1) the dawn of Doomsday was a single/particular/unique/excellent wolf's-tail, Asad
2) in the desert in which that 'two-worlds'-hunting mischievous one was


shikaar : 'Hunting, the chase; prey, game; plunder, booty, pillage, spoil'. (Platts p.729)


That mischievous one who made the two worlds into a hunt/prey-- in the jungle/wilderness into which she went, even the dawn of Doomsday became the tail of a wolf. The tail of a wolf has been brought in only for wordplay; otherwise, the real meaning is the 'wolf of dawn' [.sub;h ka ;zab] from which here no fine outcome arises.

== Asi, p. 64


The 'tail of a wolf' is used as a metaphor for the 'crack of dawn', with regard to its length, delicacy, and blackness mixed with white. And do-((aalam-shikaar means one who hunts down both worlds. A wolf is a prey animal, and the beloved too is such a hunter [shikaarii] that the two worlds are her prey. Thus this is a wolf among a thousand wolves, and her desert is called the field of Doomsday. So what will the line of dawn of the field of Doomsday be? The tail of that very wolf! The gist is that her presence is more terrifying than Doomsday.

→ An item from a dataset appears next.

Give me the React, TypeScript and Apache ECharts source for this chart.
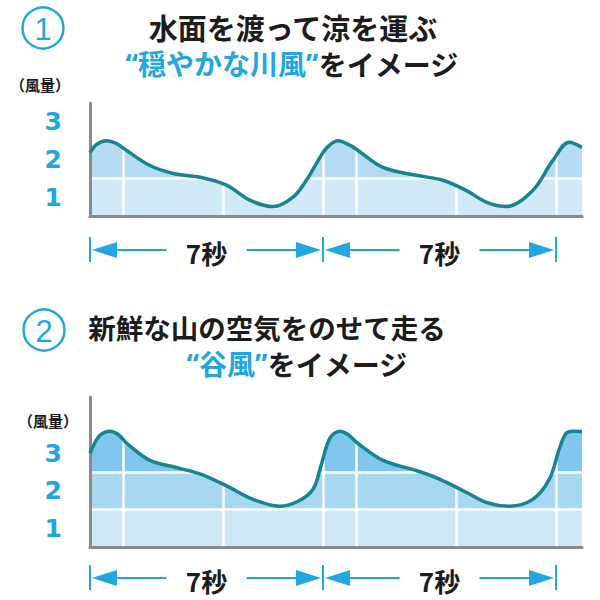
import React, { useEffect, useRef } from "react";
import * as echarts from "echarts";

// ---- data ----
const timeRiver = [0, 0.2, 0.5, 0.8, 1.1, 1.8, 2.5, 3.3, 4.1, 4.8, 5.5, 6.1, 6.5, 6.8, 7.1, 7.45, 7.8, 8.05, 8.8, 9.8, 10.6, 11.3, 11.9, 12.5, 13.3, 13.9, 14.4, 14.78];
const windRiver = [1.68, 1.9, 2.0, 1.92, 1.74, 1.34, 1.13, 1.03, 0.82, 0.42, 0.25, 0.5, 0.95, 1.39, 1.8, 2.0, 1.88, 1.74, 1.29, 1.08, 0.95, 0.68, 0.37, 0.25, 0.68, 1.47, 1.96, 1.82];

const timeValley = [0, 0.1, 0.3, 0.6, 0.85, 1.11, 1.8, 2.5, 3.3, 4.1, 4.9, 5.7, 6.25, 6.7, 6.95, 7.2, 7.5, 7.75, 8.05, 8.8, 9.8, 10.5, 11.3, 11.9, 12.6, 13.3, 13.8, 14.1, 14.3, 14.5, 14.78];
const windValley = [2.5, 2.7, 2.98, 3.09, 3.0, 2.76, 2.31, 2.14, 1.95, 1.63, 1.27, 1.09, 1.22, 1.54, 2.2, 2.89, 3.09, 3.0, 2.76, 2.31, 2.04, 1.81, 1.46, 1.19, 1.09, 1.27, 1.81, 2.62, 3.03, 3.09, 3.08];

const levelLabelsRiver = ["1", "2", "3"];
const levelLabelsValley = ["1", "2", "3", ""];
const levelMaxRiver = 3;
const levelMaxValley = 4;
const timeMax = 14.78;
const gridTimes = [1, 4, 7, 8, 11, 14];
const gridLevelsRiver = [1];
const gridLevelsValley = [1, 2];
const spanMarks = [0, 7, 14];
const spanLabel = "7秒";
const yAxisName = "（風量）";

const titleRiverLine1 = "水面を渡って涼を運ぶ";
const titleRiverQuote = "“穏やかな川風”";
const titleValleyLine1 = "新鮮な山の空気をのせて走る";
const titleValleyQuote = "“谷風”";
const titleTail = "をイメージ";

// ---- styles ----
const BLUE = "#22a6df";
const TEAL = "#178591";
const AXIS = "#8a8a8a";
const INK = "#1c1c1c";
const CJK = '"Noto Sans CJK JP", "Noto Sans", sans-serif';
const QUOTE_FONT = '"Noto Sans", "Noto Sans CJK JP", sans-serif';

const riverColors = ["#d2eaf8", "#b4dbf3", "#94cdf0"];
const valleyColors = ["#cee8f7", "#a8d7f2", "#80c6ee"];

function pieces(c: string[]) {
  return [
    { lt: 1, color: c[0] },
    { gte: 1, lt: 2, color: c[1] },
    { gte: 2, color: c[2] },
  ];
}

function pairs(t: number[], v: number[]) {
  return t.map((x, i) => [x, v[i]]);
}

function areaSeries(xi: number, yi: number, t: number[], v: number[], levels: number[]) {
  return {
    type: "line",
    xAxisIndex: xi,
    yAxisIndex: yi,
    data: pairs(t, v),
    smooth: 0.35,
    showSymbol: false,
    symbol: "none",
    silent: true,
    z: 2,
    lineStyle: { width: 0 },
    areaStyle: { opacity: 1 },
    markLine: {
      silent: true,
      symbol: "none",
      z: 5,
      label: { show: false },
      lineStyle: { color: "#ffffff", width: 2.5, type: "solid", opacity: 1 },
      data: [...gridTimes.map((x) => ({ xAxis: x })), ...levels.map((y) => ({ yAxis: y }))],
    },
  };
}

function lineSeries(xi: number, yi: number, t: number[], v: number[]) {
  return {
    type: "line",
    xAxisIndex: xi,
    yAxisIndex: yi,
    data: pairs(t, v),
    smooth: 0.35,
    showSymbol: false,
    symbol: "none",
    silent: true,
    z: 10,
    color: TEAL,
    lineStyle: { color: TEAL, width: 3.5 },
  };
}

function valueX(gridIndex: number) {
  return {
    type: "value",
    gridIndex,
    min: 0,
    max: timeMax,
    z: 6,
    axisLine: { show: true, lineStyle: { color: AXIS, width: 3 } },
    axisTick: { show: false },
    axisLabel: { show: false },
    splitLine: { show: false },
  };
}

function valueY(gridIndex: number, max: number) {
  return {
    type: "value",
    gridIndex,
    min: 0,
    max,
    interval: 1,
    z: 6,
    axisLine: { show: true, onZero: false, lineStyle: { color: AXIS, width: 3 } },
    axisTick: { show: false },
    axisLabel: { show: false },
    splitLine: { show: false },
  };
}

function labelY(gridIndex: number, labels: string[]) {
  return {
    type: "category",
    gridIndex,
    position: "left",
    data: labels,
    boundaryGap: true,
    axisLine: { show: false },
    axisTick: { show: false },
    splitLine: { show: false },
    axisLabel: {
      color: BLUE,
      fontSize: 25,
      fontWeight: "bold",
      fontFamily: "DejaVu Sans",
      margin: 28,
      padding: [6, 0, 0, 0],
    },
  };
}

function titleGraphics(
  num: string,
  cx: number,
  cy: number,
  line1: string,
  l1x: number,
  l1y: number,
  l1size: number,
  quote: string,
  l2x: number,
  l2y: number,
  axisNameX: number,
  axisNameY: number
) {
  return [
    { type: "circle", shape: { cx, cy, r: 20.5 }, style: { fill: "none", stroke: BLUE, lineWidth: 2.5 } },
    {
      type: "text",
      x: cx,
      y: cy + 1,
      style: { text: num, fill: BLUE, fontSize: 31, lineHeight: 31, fontFamily: "Liberation Sans", align: "center", verticalAlign: "middle" },
    },
    {
      type: "text",
      x: l1x,
      y: l1y,
      style: { text: line1, fill: INK, fontSize: l1size, lineHeight: 30, fontWeight: "bold", fontFamily: CJK, align: "center", verticalAlign: "middle" },
    },
    {
      type: "text",
      x: l2x,
      y: l2y,
      style: {
        text: "{q|" + quote + "}{k|" + titleTail + "}",
        align: "center",
        verticalAlign: "middle",
        lineHeight: 30,
        rich: {
          q: { fill: BLUE, color: BLUE, fontSize: 28, lineHeight: 30, fontWeight: "bold", fontFamily: QUOTE_FONT },
          k: { fill: INK, color: INK, fontSize: 28, lineHeight: 30, fontWeight: "bold", fontFamily: CJK },
        },
      },
    },
    {
      type: "text",
      x: axisNameX,
      y: axisNameY,
      style: { text: yAxisName, fill: INK, fontSize: 15, lineHeight: 16, fontWeight: "bold", fontFamily: CJK, align: "center", verticalAlign: "middle" },
    },
  ];
}

function spanGraphics(xs: number[], y: number) {
  const g: any[] = [];
  const arrowLen = 27;
  const arrowHalf = 8;
  const gap = 40;
  xs.forEach((x) => {
    g.push({ type: "line", shape: { x1: x, y1: y - 13, x2: x, y2: y + 12 }, style: { stroke: BLUE, lineWidth: 2 } });
  });
  for (let i = 0; i < xs.length - 1; i++) {
    const a = xs[i];
    const b = xs[i + 1];
    const mid = (a + b) / 2;
    g.push({ type: "line", shape: { x1: a + 5, y1: y, x2: mid - gap, y2: y }, style: { stroke: BLUE, lineWidth: 2 } });
    g.push({ type: "line", shape: { x1: mid + gap, y1: y, x2: b - 5, y2: y }, style: { stroke: BLUE, lineWidth: 2 } });
    g.push({
      type: "polygon",
      shape: { points: [[a + 2, y], [a + arrowLen, y - arrowHalf], [a + arrowLen, y + arrowHalf]] },
      style: { fill: BLUE },
    });
    g.push({
      type: "polygon",
      shape: { points: [[b - 2, y], [b - arrowLen, y - arrowHalf], [b - arrowLen, y + arrowHalf]] },
      style: { fill: BLUE },
    });
    g.push({
      type: "text",
      x: mid,
      y: y + 2,
      style: { text: spanLabel, fill: INK, fontSize: 26, lineHeight: 28, fontWeight: "bold", fontFamily: CJK, align: "center", verticalAlign: "middle" },
    });
  }
  return g;
}

export default function App() {
  const ref = useRef<HTMLDivElement>(null);

  useEffect(() => {
    if (!ref.current) return;
    const chart = echarts.init(ref.current, null, { renderer: "svg" });
    const option: any = {
      animation: false,
      backgroundColor: "#ffffff",
      grid: [
        { left: 90, top: 103, width: 492, height: 113, containLabel: false },
        { left: 90, top: 397, width: 492, height: 150, containLabel: false },
      ],
      xAxis: [valueX(0), valueX(1)],
      yAxis: [
        valueY(0, levelMaxRiver),
        labelY(0, levelLabelsRiver),
        valueY(1, levelMaxValley),
        labelY(1, levelLabelsValley),
      ],
      visualMap: [
        { type: "piecewise", show: false, seriesIndex: 0, dimension: 1, pieces: pieces(riverColors) },
        { type: "piecewise", show: false, seriesIndex: 2, dimension: 1, pieces: pieces(valleyColors) },
      ],
      series: [
        areaSeries(0, 0, timeRiver, windRiver, gridLevelsRiver),
        lineSeries(0, 0, timeRiver, windRiver),
        areaSeries(1, 2, timeValley, windValley, gridLevelsValley),
        lineSeries(1, 2, timeValley, windValley),
      ],
    };
    chart.setOption(option);

    const xsRiver = spanMarks.map((t) => chart.convertToPixel({ xAxisIndex: 0 }, t) as number);
    const xsValley = spanMarks.map((t) => chart.convertToPixel({ xAxisIndex: 1 }, t) as number);
    const baseRiver = chart.convertToPixel({ yAxisIndex: 0 }, 0) as number;
    const baseValley = chart.convertToPixel({ yAxisIndex: 2 }, 0) as number;

    const graphic = [
      ...titleGraphics("1", 43, 28, titleRiverLine1, 293, 27, 29, titleRiverQuote, 292, 64, 40, 84),
      ...titleGraphics("2", 44, 330, titleValleyLine1, 267, 327, 27.5, titleValleyQuote, 297, 364, 48, 420),
      ...spanGraphics(xsRiver, baseRiver + 34),
      ...spanGraphics(xsValley, baseValley + 31),
    ];
    chart.setOption({ graphic });

    return () => chart.dispose();
  }, []);

  return (
    <div
      ref={ref}
      style={{ position: "fixed", left: 0, top: 0, width: 600, height: 600, background: "#fff" }}
    />
  );
}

Apart from versifying the 'tail of a wolf', the composition of this verse appears to have no purpose. If they would be brought together, then many verses will emerge that have been composed in order to bring into Urdu some unidiomatic Persian word. But verses of this kind should not be called 'verses'.

== Zamin, pp. 58-59

Gyan Chand:

'Wolf's tail' is a Persian idiom for the crack of dawn. Whether you put an i.zaafat after sho;x or you don't, it makes no difference. In the dawn of Doomsday, there will be a great turmoil and commotion, a great wailing and lamentation. But the jungle/wilderness in which our beloved, hunter of the two worlds, went to hunt-- there she made prey of so many animals, she created such a Doomsday, that compared to it the dawn of Doomsday was diminished: it was reduced to merely the crack of dawn, in which there's no turmoil and confusion, no mischief and confusion.

== Gyan Chand, p. 95


[See his comments on Mir's M{115,4} and M{1419,5}.]


DESERT: {3,1}
DOOMSDAY: {10,11}

For background see S. R. Faruqi's choices. This verse is NOT one of his choices; I thought it was interesting and have added it myself. For more on Ghalib's unpublished verses, see the discussion in {4,8x}.

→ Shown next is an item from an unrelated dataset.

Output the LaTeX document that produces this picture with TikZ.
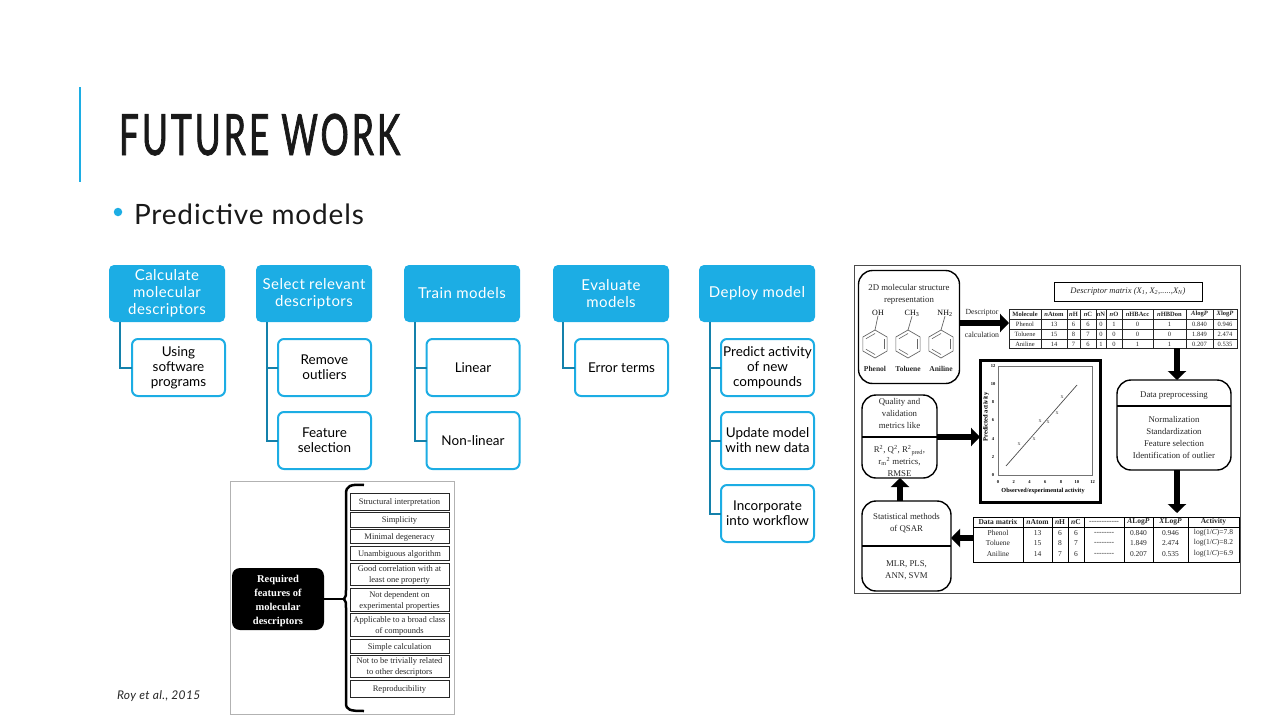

In an enjoyable feat of wordplay, the dawn of Doomsday becomes merely a single 'wolf's tail' (an idiom for the white line of the first dawn along the dark horizon) in the desert where the beloved hunts. For more on this 'crack of dawn', see {67,1}. The dawn of Doomsday is thus reduced merely to an ordinary dawn; and in addition, a 'wolf's tail' is just the kind of minor trophy that the beloved might be expected to bear home from her hunt.

Although of course the multivalence of ek also opens the possibility that this particular wolf's tail may after all be a conspicuous or special one-- so that the beloved might actually deign to take special note of this particular trophy of the hunt.

The extension of her power over the two worlds (this present world and the world to come) works excellently with the idea of her treating the dawn of Doomsday as a mere wolf's tail. (On such Persianized 'two-worlds' constructions, see {18,2}.)